* begin *

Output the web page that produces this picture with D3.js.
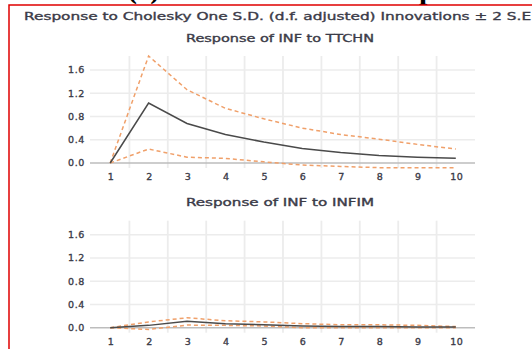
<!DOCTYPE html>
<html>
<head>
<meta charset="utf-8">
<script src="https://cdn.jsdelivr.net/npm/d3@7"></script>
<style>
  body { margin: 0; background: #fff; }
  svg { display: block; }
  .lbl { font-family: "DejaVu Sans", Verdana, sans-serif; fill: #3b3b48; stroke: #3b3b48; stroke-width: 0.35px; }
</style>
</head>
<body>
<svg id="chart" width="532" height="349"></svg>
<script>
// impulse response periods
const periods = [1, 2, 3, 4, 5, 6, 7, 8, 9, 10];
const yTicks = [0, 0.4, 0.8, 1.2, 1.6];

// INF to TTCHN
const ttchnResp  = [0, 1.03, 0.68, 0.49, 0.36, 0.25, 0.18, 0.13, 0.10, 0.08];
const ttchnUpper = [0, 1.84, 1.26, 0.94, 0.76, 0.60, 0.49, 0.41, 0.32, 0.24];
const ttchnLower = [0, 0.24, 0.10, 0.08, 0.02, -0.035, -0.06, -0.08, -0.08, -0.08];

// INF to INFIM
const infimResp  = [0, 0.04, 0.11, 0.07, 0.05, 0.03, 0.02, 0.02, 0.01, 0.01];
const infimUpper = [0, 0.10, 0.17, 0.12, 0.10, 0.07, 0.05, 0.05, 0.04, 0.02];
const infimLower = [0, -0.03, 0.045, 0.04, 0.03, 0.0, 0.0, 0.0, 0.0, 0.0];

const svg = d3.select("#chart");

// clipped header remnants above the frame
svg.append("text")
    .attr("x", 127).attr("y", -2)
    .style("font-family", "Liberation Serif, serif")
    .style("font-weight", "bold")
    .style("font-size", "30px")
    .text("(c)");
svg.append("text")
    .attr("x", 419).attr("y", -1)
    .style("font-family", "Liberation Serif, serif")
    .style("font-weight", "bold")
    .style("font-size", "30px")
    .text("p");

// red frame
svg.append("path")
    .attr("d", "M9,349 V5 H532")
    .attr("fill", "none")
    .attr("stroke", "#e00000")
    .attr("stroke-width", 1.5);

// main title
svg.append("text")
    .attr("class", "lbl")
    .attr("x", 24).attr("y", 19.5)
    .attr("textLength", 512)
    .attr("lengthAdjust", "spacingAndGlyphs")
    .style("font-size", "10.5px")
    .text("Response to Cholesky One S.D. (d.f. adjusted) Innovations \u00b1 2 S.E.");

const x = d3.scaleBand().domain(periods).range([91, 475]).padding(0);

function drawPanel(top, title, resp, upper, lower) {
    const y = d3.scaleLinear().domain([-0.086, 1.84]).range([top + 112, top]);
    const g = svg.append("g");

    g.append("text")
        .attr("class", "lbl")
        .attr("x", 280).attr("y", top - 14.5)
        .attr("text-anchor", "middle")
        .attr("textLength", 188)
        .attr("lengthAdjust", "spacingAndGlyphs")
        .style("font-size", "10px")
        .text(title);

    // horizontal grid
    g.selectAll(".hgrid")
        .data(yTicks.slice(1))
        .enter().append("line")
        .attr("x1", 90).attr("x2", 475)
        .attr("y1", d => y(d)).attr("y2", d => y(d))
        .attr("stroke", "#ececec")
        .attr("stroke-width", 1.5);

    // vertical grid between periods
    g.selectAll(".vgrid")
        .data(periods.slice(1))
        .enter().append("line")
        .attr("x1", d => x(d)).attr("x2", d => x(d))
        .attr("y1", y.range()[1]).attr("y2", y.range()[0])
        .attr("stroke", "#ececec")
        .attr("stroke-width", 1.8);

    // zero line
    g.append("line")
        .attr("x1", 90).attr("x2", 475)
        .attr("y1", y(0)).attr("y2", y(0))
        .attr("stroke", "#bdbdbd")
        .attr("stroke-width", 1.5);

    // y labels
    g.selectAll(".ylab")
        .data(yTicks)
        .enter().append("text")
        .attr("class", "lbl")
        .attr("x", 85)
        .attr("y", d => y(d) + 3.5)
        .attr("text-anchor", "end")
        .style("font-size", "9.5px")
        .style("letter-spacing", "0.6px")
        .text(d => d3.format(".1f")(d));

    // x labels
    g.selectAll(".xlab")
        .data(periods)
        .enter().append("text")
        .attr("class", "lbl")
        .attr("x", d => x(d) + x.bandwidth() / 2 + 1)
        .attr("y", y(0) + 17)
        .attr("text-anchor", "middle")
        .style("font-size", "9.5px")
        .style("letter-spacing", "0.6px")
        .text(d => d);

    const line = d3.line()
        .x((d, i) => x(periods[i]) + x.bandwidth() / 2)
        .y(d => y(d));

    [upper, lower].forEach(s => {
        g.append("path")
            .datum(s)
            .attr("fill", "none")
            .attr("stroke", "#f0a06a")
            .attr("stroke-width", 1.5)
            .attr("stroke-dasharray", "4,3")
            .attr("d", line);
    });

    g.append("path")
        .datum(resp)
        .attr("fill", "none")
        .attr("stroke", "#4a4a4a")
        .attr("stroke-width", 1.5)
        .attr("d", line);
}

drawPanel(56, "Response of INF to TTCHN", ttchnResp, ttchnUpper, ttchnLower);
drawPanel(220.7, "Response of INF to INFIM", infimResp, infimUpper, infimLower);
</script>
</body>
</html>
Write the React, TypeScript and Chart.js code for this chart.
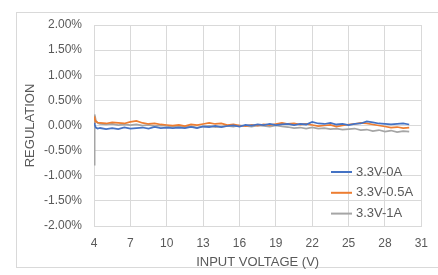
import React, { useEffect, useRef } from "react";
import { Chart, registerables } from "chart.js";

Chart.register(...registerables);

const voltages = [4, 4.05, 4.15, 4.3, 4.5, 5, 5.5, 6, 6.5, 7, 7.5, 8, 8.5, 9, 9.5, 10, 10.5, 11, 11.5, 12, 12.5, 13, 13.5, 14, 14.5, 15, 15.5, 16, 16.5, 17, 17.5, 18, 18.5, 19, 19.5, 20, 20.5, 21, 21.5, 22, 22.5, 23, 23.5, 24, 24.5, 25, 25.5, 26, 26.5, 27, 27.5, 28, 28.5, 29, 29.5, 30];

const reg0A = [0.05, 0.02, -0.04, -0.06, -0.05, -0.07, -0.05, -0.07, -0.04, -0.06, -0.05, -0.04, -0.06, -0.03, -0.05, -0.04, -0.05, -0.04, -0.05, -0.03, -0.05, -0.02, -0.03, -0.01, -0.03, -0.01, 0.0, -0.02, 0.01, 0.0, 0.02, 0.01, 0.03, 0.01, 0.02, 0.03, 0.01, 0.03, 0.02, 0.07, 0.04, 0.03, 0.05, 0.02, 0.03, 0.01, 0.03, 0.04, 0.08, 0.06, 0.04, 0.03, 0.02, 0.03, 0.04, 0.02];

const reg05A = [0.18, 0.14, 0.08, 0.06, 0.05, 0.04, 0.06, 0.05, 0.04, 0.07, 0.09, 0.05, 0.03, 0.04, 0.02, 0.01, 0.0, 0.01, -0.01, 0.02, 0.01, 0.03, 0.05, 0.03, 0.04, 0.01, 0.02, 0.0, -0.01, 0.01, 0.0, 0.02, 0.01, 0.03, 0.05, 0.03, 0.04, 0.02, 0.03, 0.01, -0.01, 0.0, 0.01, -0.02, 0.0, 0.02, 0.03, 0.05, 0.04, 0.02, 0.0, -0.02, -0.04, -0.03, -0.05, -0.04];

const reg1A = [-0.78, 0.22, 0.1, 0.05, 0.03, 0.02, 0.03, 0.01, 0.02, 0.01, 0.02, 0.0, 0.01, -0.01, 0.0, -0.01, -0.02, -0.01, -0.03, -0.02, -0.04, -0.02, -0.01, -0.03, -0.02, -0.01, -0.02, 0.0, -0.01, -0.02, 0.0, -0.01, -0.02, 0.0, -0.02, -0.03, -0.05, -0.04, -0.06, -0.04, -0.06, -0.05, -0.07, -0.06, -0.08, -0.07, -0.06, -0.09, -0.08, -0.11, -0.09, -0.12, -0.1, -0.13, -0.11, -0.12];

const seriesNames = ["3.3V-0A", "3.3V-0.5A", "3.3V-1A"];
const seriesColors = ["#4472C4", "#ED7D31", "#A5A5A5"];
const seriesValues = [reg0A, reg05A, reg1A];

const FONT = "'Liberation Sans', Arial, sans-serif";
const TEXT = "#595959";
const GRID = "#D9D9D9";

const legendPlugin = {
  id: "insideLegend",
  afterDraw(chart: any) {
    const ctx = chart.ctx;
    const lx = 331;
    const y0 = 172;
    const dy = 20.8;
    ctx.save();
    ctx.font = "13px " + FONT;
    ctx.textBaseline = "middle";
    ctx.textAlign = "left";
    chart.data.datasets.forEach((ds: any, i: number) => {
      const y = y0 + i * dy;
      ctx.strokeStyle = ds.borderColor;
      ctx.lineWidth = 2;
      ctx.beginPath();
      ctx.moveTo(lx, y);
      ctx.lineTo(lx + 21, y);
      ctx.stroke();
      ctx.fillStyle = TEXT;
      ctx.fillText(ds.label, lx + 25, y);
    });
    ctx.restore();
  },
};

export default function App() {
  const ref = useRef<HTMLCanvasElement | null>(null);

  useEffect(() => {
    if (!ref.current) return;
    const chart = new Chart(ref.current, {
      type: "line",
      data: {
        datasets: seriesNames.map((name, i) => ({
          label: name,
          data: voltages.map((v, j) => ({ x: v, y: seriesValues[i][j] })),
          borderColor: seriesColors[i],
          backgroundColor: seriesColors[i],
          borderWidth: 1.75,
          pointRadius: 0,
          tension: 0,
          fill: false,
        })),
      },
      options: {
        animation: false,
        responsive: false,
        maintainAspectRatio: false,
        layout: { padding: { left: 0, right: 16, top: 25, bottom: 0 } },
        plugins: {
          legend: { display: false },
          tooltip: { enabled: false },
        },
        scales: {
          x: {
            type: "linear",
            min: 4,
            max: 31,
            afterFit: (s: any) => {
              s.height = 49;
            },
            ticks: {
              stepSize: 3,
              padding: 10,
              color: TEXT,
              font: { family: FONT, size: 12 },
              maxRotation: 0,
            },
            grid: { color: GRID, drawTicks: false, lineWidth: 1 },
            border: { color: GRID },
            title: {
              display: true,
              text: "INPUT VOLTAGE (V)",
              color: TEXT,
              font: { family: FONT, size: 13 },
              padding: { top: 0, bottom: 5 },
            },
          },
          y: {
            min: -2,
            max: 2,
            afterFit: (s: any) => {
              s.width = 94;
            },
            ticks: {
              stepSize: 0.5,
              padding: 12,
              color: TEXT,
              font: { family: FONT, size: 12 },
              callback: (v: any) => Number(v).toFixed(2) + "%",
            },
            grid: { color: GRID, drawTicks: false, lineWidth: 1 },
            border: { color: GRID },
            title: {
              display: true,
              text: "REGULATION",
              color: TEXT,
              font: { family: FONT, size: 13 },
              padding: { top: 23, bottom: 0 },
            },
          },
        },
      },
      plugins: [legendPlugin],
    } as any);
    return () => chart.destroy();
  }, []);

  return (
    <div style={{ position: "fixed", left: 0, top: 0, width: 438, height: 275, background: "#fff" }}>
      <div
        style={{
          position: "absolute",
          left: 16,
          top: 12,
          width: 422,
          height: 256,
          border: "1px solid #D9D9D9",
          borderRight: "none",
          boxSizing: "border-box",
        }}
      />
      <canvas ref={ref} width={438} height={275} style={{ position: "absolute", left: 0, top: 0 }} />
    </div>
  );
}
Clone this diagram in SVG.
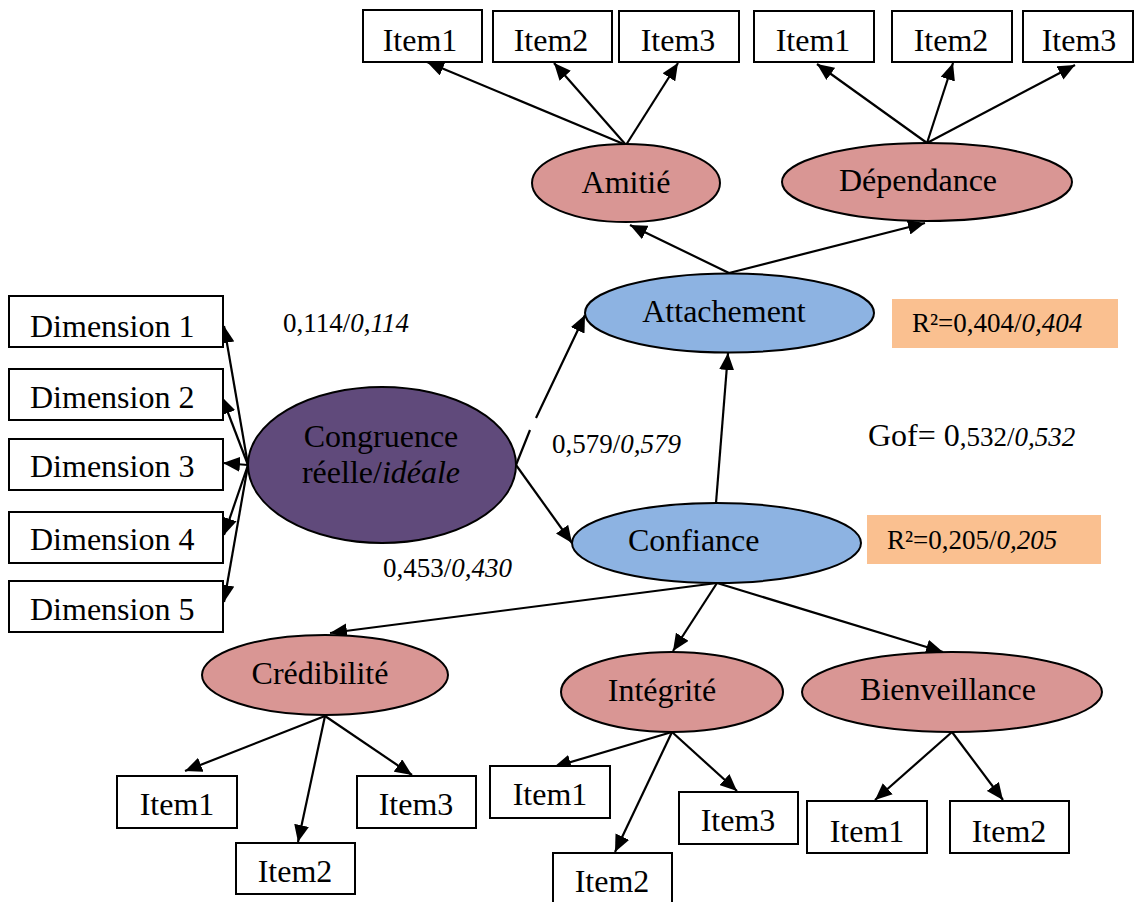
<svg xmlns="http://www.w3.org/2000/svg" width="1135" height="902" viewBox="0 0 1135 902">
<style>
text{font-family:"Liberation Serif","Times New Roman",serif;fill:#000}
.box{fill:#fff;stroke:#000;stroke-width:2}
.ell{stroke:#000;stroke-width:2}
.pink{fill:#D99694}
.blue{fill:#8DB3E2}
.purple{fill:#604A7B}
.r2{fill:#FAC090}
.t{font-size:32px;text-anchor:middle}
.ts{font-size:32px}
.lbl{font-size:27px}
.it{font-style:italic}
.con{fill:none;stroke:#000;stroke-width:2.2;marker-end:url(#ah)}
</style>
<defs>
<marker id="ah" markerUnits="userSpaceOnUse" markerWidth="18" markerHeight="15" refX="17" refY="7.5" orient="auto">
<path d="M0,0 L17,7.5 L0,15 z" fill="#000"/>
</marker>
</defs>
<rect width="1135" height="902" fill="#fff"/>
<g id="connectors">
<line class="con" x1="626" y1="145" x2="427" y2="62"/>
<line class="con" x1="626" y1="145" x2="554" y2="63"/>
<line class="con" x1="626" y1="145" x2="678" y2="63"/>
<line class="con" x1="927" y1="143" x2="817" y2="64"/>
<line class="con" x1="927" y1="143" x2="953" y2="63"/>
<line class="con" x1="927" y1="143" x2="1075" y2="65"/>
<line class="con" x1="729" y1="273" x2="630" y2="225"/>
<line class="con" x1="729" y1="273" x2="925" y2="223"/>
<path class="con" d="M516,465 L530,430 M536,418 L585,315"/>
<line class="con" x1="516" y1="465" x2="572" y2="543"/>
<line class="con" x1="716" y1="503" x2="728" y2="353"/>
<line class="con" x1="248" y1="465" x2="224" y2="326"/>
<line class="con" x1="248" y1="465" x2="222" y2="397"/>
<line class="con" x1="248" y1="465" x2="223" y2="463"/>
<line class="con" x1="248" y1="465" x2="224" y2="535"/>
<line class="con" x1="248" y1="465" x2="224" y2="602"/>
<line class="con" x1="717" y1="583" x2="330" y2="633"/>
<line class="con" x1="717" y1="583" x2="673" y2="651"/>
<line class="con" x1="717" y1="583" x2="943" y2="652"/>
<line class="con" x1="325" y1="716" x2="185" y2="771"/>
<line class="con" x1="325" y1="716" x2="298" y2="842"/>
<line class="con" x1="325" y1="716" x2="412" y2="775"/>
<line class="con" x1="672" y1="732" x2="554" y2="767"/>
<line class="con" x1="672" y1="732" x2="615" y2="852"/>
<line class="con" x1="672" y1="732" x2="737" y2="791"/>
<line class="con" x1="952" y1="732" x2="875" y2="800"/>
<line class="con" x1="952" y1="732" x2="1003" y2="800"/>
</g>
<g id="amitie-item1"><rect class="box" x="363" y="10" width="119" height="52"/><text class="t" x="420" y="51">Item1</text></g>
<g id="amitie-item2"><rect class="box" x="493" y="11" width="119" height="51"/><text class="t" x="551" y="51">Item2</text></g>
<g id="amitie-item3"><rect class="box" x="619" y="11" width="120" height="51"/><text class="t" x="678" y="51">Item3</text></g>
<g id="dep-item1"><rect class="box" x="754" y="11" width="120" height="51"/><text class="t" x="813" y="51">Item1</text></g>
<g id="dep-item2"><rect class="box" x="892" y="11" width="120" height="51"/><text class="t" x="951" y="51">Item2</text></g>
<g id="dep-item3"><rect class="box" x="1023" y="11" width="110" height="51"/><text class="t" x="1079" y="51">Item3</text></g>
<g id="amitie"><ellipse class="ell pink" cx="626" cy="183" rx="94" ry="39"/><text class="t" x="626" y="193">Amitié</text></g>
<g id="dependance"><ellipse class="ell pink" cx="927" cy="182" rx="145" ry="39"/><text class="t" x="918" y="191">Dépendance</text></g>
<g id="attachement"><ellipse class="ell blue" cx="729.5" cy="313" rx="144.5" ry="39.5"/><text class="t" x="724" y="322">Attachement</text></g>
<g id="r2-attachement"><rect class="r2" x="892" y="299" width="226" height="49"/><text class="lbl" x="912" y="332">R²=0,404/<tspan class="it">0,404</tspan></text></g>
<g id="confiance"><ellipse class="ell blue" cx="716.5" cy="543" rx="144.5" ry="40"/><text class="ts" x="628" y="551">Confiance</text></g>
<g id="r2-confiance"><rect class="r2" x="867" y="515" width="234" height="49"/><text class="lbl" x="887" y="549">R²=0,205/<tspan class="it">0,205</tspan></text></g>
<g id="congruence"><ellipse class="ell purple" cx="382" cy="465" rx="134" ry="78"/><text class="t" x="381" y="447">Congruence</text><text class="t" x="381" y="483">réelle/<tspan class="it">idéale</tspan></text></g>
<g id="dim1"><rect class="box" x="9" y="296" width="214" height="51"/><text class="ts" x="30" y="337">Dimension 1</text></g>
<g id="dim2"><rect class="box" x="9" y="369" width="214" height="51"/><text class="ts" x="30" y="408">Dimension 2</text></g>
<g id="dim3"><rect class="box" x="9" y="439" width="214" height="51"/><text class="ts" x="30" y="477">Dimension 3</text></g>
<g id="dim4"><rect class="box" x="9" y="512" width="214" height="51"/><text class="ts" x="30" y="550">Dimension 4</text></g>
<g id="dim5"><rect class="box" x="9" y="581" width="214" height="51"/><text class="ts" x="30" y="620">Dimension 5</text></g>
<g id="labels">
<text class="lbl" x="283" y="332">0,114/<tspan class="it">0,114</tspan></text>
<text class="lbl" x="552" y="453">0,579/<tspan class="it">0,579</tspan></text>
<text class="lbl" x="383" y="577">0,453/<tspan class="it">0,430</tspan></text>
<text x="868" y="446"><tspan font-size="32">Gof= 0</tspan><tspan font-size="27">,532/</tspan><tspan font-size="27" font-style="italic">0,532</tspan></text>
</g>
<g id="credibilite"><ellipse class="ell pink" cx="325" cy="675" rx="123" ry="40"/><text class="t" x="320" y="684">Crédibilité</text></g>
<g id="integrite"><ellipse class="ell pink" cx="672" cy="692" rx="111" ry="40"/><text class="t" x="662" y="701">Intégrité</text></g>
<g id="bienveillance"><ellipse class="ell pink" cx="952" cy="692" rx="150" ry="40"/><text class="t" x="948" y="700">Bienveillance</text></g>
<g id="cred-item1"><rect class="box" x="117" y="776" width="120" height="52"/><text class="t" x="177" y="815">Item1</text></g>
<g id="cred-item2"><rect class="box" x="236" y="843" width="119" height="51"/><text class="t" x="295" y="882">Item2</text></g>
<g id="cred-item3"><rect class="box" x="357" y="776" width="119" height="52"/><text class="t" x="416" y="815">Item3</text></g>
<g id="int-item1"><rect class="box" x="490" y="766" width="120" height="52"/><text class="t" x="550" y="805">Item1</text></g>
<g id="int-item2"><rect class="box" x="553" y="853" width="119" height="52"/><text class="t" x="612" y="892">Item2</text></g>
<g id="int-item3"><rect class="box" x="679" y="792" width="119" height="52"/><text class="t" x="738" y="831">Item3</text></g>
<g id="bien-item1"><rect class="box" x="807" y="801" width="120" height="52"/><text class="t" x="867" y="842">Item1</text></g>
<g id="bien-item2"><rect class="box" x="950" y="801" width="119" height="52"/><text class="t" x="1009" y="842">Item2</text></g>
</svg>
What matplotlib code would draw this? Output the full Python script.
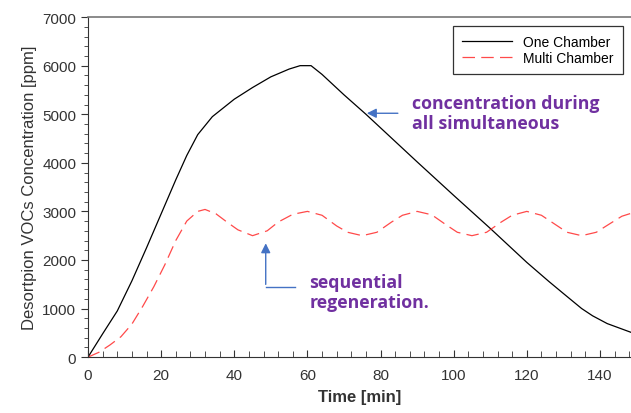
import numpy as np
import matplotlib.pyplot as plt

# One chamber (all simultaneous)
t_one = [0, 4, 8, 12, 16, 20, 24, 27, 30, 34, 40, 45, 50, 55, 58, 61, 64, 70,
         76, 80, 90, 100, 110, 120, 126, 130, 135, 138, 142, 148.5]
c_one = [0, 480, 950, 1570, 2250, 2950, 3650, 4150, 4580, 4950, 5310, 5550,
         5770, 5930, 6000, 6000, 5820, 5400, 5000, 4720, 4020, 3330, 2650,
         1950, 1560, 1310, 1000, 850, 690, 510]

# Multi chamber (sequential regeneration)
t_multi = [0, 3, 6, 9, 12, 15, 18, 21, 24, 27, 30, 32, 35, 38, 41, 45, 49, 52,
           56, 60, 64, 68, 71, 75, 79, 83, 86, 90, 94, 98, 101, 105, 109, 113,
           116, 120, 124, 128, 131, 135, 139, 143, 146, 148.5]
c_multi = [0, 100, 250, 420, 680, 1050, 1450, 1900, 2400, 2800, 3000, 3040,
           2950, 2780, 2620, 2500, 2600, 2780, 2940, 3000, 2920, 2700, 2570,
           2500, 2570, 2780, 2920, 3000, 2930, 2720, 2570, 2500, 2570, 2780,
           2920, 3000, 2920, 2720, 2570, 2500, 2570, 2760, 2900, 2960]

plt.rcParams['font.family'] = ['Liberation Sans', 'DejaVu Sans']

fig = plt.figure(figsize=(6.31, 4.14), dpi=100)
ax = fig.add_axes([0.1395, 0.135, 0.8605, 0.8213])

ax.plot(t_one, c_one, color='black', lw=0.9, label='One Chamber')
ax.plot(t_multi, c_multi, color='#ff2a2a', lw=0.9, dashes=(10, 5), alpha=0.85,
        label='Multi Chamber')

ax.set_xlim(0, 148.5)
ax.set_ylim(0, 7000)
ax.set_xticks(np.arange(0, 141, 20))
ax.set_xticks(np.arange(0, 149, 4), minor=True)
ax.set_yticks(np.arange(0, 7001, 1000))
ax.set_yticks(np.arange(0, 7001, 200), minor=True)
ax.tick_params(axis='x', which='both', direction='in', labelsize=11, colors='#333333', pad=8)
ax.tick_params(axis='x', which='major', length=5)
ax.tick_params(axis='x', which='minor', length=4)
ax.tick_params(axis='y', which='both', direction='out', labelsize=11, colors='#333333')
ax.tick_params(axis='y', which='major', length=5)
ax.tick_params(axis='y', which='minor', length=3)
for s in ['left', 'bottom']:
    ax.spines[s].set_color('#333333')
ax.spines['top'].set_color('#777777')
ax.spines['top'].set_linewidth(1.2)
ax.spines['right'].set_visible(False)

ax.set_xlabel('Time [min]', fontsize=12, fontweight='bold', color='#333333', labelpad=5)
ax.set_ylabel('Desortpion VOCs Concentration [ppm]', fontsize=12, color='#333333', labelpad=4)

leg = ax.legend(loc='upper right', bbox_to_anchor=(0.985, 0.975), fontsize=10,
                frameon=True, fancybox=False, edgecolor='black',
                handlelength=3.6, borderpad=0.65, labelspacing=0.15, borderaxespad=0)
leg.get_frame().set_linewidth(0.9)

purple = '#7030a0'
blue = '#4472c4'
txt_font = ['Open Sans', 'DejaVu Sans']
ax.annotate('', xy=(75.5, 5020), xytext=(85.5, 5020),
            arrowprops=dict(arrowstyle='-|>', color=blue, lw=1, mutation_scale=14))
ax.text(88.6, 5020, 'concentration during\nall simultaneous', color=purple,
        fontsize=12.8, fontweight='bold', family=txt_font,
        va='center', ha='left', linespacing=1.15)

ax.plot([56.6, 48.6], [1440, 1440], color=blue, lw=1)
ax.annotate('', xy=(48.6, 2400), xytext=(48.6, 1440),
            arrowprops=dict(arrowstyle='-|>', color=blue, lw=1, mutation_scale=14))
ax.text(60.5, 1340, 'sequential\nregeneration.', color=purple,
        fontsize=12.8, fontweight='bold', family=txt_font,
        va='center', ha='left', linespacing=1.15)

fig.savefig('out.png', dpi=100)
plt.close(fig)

* end *

TASK: Write out exactly the lines from the one that has "Write the React, TypeScript" down to the one that has "-0.13, -0.11, -0.12];", including both. Pictures stay out of the copy.

ANSWER:
Write the React, TypeScript and Chart.js code for this chart.
import React, { useEffect, useRef } from "react";
import { Chart, registerables } from "chart.js";

Chart.register(...registerables);

const voltages = [4, 4.05, 4.15, 4.3, 4.5, 5, 5.5, 6, 6.5, 7, 7.5, 8, 8.5, 9, 9.5, 10, 10.5, 11, 11.5, 12, 12.5, 13, 13.5, 14, 14.5, 15, 15.5, 16, 16.5, 17, 17.5, 18, 18.5, 19, 19.5, 20, 20.5, 21, 21.5, 22, 22.5, 23, 23.5, 24, 24.5, 25, 25.5, 26, 26.5, 27, 27.5, 28, 28.5, 29, 29.5, 30];

const reg0A = [0.05, 0.02, -0.04, -0.06, -0.05, -0.07, -0.05, -0.07, -0.04, -0.06, -0.05, -0.04, -0.06, -0.03, -0.05, -0.04, -0.05, -0.04, -0.05, -0.03, -0.05, -0.02, -0.03, -0.01, -0.03, -0.01, 0.0, -0.02, 0.01, 0.0, 0.02, 0.01, 0.03, 0.01, 0.02, 0.03, 0.01, 0.03, 0.02, 0.07, 0.04, 0.03, 0.05, 0.02, 0.03, 0.01, 0.03, 0.04, 0.08, 0.06, 0.04, 0.03, 0.02, 0.03, 0.04, 0.02];

const reg05A = [0.18, 0.14, 0.08, 0.06, 0.05, 0.04, 0.06, 0.05, 0.04, 0.07, 0.09, 0.05, 0.03, 0.04, 0.02, 0.01, 0.0, 0.01, -0.01, 0.02, 0.01, 0.03, 0.05, 0.03, 0.04, 0.01, 0.02, 0.0, -0.01, 0.01, 0.0, 0.02, 0.01, 0.03, 0.05, 0.03, 0.04, 0.02, 0.03, 0.01, -0.01, 0.0, 0.01, -0.02, 0.0, 0.02, 0.03, 0.05, 0.04, 0.02, 0.0, -0.02, -0.04, -0.03, -0.05, -0.04];

const reg1A = [-0.78, 0.22, 0.1, 0.05, 0.03, 0.02, 0.03, 0.01, 0.02, 0.01, 0.02, 0.0, 0.01, -0.01, 0.0, -0.01, -0.02, -0.01, -0.03, -0.02, -0.04, -0.02, -0.01, -0.03, -0.02, -0.01, -0.02, 0.0, -0.01, -0.02, 0.0, -0.01, -0.02, 0.0, -0.02, -0.03, -0.05, -0.04, -0.06, -0.04, -0.06, -0.05, -0.07, -0.06, -0.08, -0.07, -0.06, -0.09, -0.08, -0.11, -0.09, -0.12, -0.1, -0.13, -0.11, -0.12];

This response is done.